Beating of oscillations in transport coefficients of a one-dimensionally periodically modulated two-dimensional electron gas in the presence of spin-orbit interaction

Abstract

Transport properties of a two-dimensional electron gas (2DEG) are studied in the presence of a perpendicular magnetic field $B$, of a {\it weak} one-dimensional (1D) periodic potential modulation, and of the spin-orbit interaction (SOI) described only by the Rashba term. In the absence of the modulation the SOI mixes the spin-up and spin-down states of neighboring Landau levels into two new, unequally spaced energy branches.
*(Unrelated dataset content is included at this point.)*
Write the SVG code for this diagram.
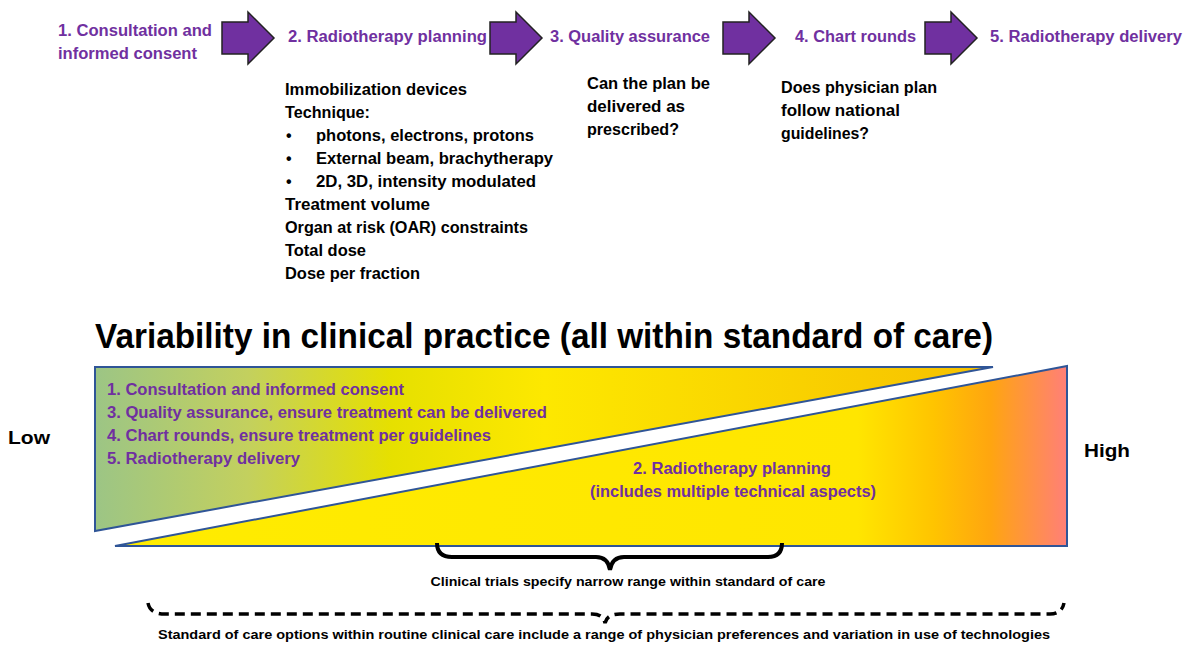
<svg xmlns="http://www.w3.org/2000/svg" width="1184" height="645" viewBox="0 0 1184 645">
<defs>
<linearGradient id="gUp" x1="95" y1="0" x2="993" y2="0" gradientUnits="userSpaceOnUse">
<stop offset="0" stop-color="#9cc585"/>
<stop offset="0.17" stop-color="#c3d05e"/>
<stop offset="0.33" stop-color="#e6e000"/>
<stop offset="0.5" stop-color="#fde800"/>
<stop offset="1" stop-color="#f6c000"/>
</linearGradient>
<linearGradient id="gLow" x1="115" y1="0" x2="1067" y2="0" gradientUnits="userSpaceOnUse">
<stop offset="0" stop-color="#ffec00"/>
<stop offset="0.78" stop-color="#ffe600"/>
<stop offset="0.86" stop-color="#ffc400"/>
<stop offset="0.92" stop-color="#ffa510"/>
<stop offset="1" stop-color="#ff7f78"/>
</linearGradient>
<path id="arrow" d="M0,10 L26,10 L26,0 L52,26 L26,52 L26,42 L0,42 Z"/>
</defs>
<style>
text{font-family:"Liberation Sans",Arial,sans-serif;font-weight:bold}
.step{fill:#7030a0;font-size:16px}
.body{fill:#000;font-size:16px}
.band{fill:#7030a0;font-size:16px}
.small{fill:#000;font-size:12.5px}
.arr{fill:#7030a0;stroke:#222;stroke-width:1.5}
.tri{stroke:#2f5597;stroke-width:2}
</style>
<g id="step1"><text class="step" x="58" y="36" textLength="154" lengthAdjust="spacingAndGlyphs">1. Consultation and</text><text class="step" x="58" y="59" textLength="139" lengthAdjust="spacingAndGlyphs">informed consent</text></g>
<g id="step2"><text class="step" x="288" y="42" textLength="199" lengthAdjust="spacingAndGlyphs">2. Radiotherapy planning</text>
<g class="body">
<text class="body" x="285" y="95" textLength="182" lengthAdjust="spacingAndGlyphs">Immobilization devices</text>
<text class="body" x="285" y="118" textLength="85" lengthAdjust="spacingAndGlyphs">Technique:</text>
<text class="body" x="286" y="141">•</text><text class="body" x="316" y="141" textLength="218" lengthAdjust="spacingAndGlyphs">photons, electrons, protons</text>
<text class="body" x="286" y="164">•</text><text class="body" x="316" y="164" textLength="237" lengthAdjust="spacingAndGlyphs">External beam, brachytherapy</text>
<text class="body" x="286" y="187">•</text><text class="body" x="316" y="187" textLength="220" lengthAdjust="spacingAndGlyphs">2D, 3D, intensity modulated</text>
<text class="body" x="285" y="210" textLength="145" lengthAdjust="spacingAndGlyphs">Treatment volume</text>
<text class="body" x="285" y="233" textLength="243" lengthAdjust="spacingAndGlyphs">Organ at risk (OAR) constraints</text>
<text class="body" x="285" y="256" textLength="81" lengthAdjust="spacingAndGlyphs">Total dose</text>
<text class="body" x="285" y="279" textLength="135" lengthAdjust="spacingAndGlyphs">Dose per fraction</text>
</g></g>
<g id="step3"><text class="step" x="550" y="42" textLength="160" lengthAdjust="spacingAndGlyphs">3. Quality assurance</text>
<text class="body" x="587" y="89" textLength="123" lengthAdjust="spacingAndGlyphs">Can the plan be</text>
<text class="body" x="587" y="112" textLength="98" lengthAdjust="spacingAndGlyphs">delivered as</text>
<text class="body" x="587" y="135" textLength="92" lengthAdjust="spacingAndGlyphs">prescribed?</text></g>
<g id="step4"><text class="step" x="795" y="42" textLength="121" lengthAdjust="spacingAndGlyphs">4. Chart rounds</text>
<text class="body" x="781" y="93" textLength="156" lengthAdjust="spacingAndGlyphs">Does physician plan</text>
<text class="body" x="781" y="116" textLength="119" lengthAdjust="spacingAndGlyphs">follow national</text>
<text class="body" x="781" y="139" textLength="88" lengthAdjust="spacingAndGlyphs">guidelines?</text></g>
<g id="step5"><text class="step" x="990" y="42" textLength="192" lengthAdjust="spacingAndGlyphs">5. Radiotherapy delivery</text></g>
<g id="connectors">
<use href="#arrow" class="arr" x="222" y="12"/>
<use href="#arrow" class="arr" x="490" y="12"/>
<use href="#arrow" class="arr" x="723" y="12"/>
<use href="#arrow" class="arr" x="925" y="12"/>
</g>
<g id="title"><text x="95" y="348" font-size="35.5" fill="#000" textLength="898" lengthAdjust="spacingAndGlyphs">Variability in clinical practice (all within standard of care)</text></g>
<g id="lowBand">
<polygon class="tri" fill="url(#gUp)" points="95,367 993,367 95,531"/>
<text class="band" x="107" y="395" textLength="297" lengthAdjust="spacingAndGlyphs">1. Consultation and informed consent</text>
<text class="band" x="107" y="418" textLength="440" lengthAdjust="spacingAndGlyphs">3. Quality assurance, ensure treatment can be delivered</text>
<text class="band" x="107" y="441" textLength="384" lengthAdjust="spacingAndGlyphs">4. Chart rounds, ensure treatment per guidelines</text>
<text class="band" x="107" y="464" textLength="193" lengthAdjust="spacingAndGlyphs">5. Radiotherapy delivery</text>
</g>
<g id="highBand">
<polygon class="tri" fill="url(#gLow)" points="115,546 1067,366 1067,546"/>
<text class="band" x="732" y="474" text-anchor="middle" textLength="198" lengthAdjust="spacingAndGlyphs">2. Radiotherapy planning</text>
<text class="band" x="733" y="497" text-anchor="middle" textLength="286" lengthAdjust="spacingAndGlyphs">(includes multiple technical aspects)</text>
</g>
<g id="low"><text x="8" y="444" font-size="18" fill="#000" textLength="42" lengthAdjust="spacingAndGlyphs">Low</text></g>
<g id="high"><text x="1084" y="457" font-size="18" fill="#000" textLength="46" lengthAdjust="spacingAndGlyphs">High</text></g>
<g id="trials">
<path d="M437,543 Q437,557 452,557 L596,557 Q608,557 610,570 Q612,557 624,557 L768,557 Q782,557 782,543" fill="none" stroke="#000" stroke-width="4"/>
<text class="small" x="628" y="586" text-anchor="middle" textLength="395" lengthAdjust="spacingAndGlyphs">Clinical trials specify narrow range within standard of care</text>
</g>
<g id="standard">
<path d="M148,603 Q150,614 165,614 L592,614 Q603,614 605,623 Q607,614 620,614 L1050,614 Q1062,614 1064,603" fill="none" stroke="#000" stroke-width="3.5" stroke-dasharray="10,6"/>
<text class="small" x="604" y="639" text-anchor="middle" textLength="892" lengthAdjust="spacingAndGlyphs">Standard of care options within routine clinical care include a range of physician preferences and variation in use of technologies</text>
</g>
</svg>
The levels of these branches broaden into bands in the presence of the modulation and their bandwidths oscillate with the field $B$. Evaluated at the Fermi energy, the $n$-th level bandwidth of each series has a minimum or vanishes at different values of the field $B$. In contrast with the 1D-modulated 2DEG without SOI, for which only one flat-band condition applies, here there are two flat-band conditions that can change considerably as a function of the SOI strength $\alpha$ and accordingly influence the transport coefficients of the 2DEG. The phase and amplitude of the Weiss and Shubnikov-de Haas (SdH) oscillations depend on the strength $\alpha$. For small values of $\alpha$ both oscillations show beating patterns. Those of the former are due to the independently oscillating bandwidths whereas those of the latter are due to modifications of the density of states, exhibit an even-odd filling factor transition, and are nearly independent of the modulation strength. For strong values of $\alpha$ the SdH oscillations are split in two.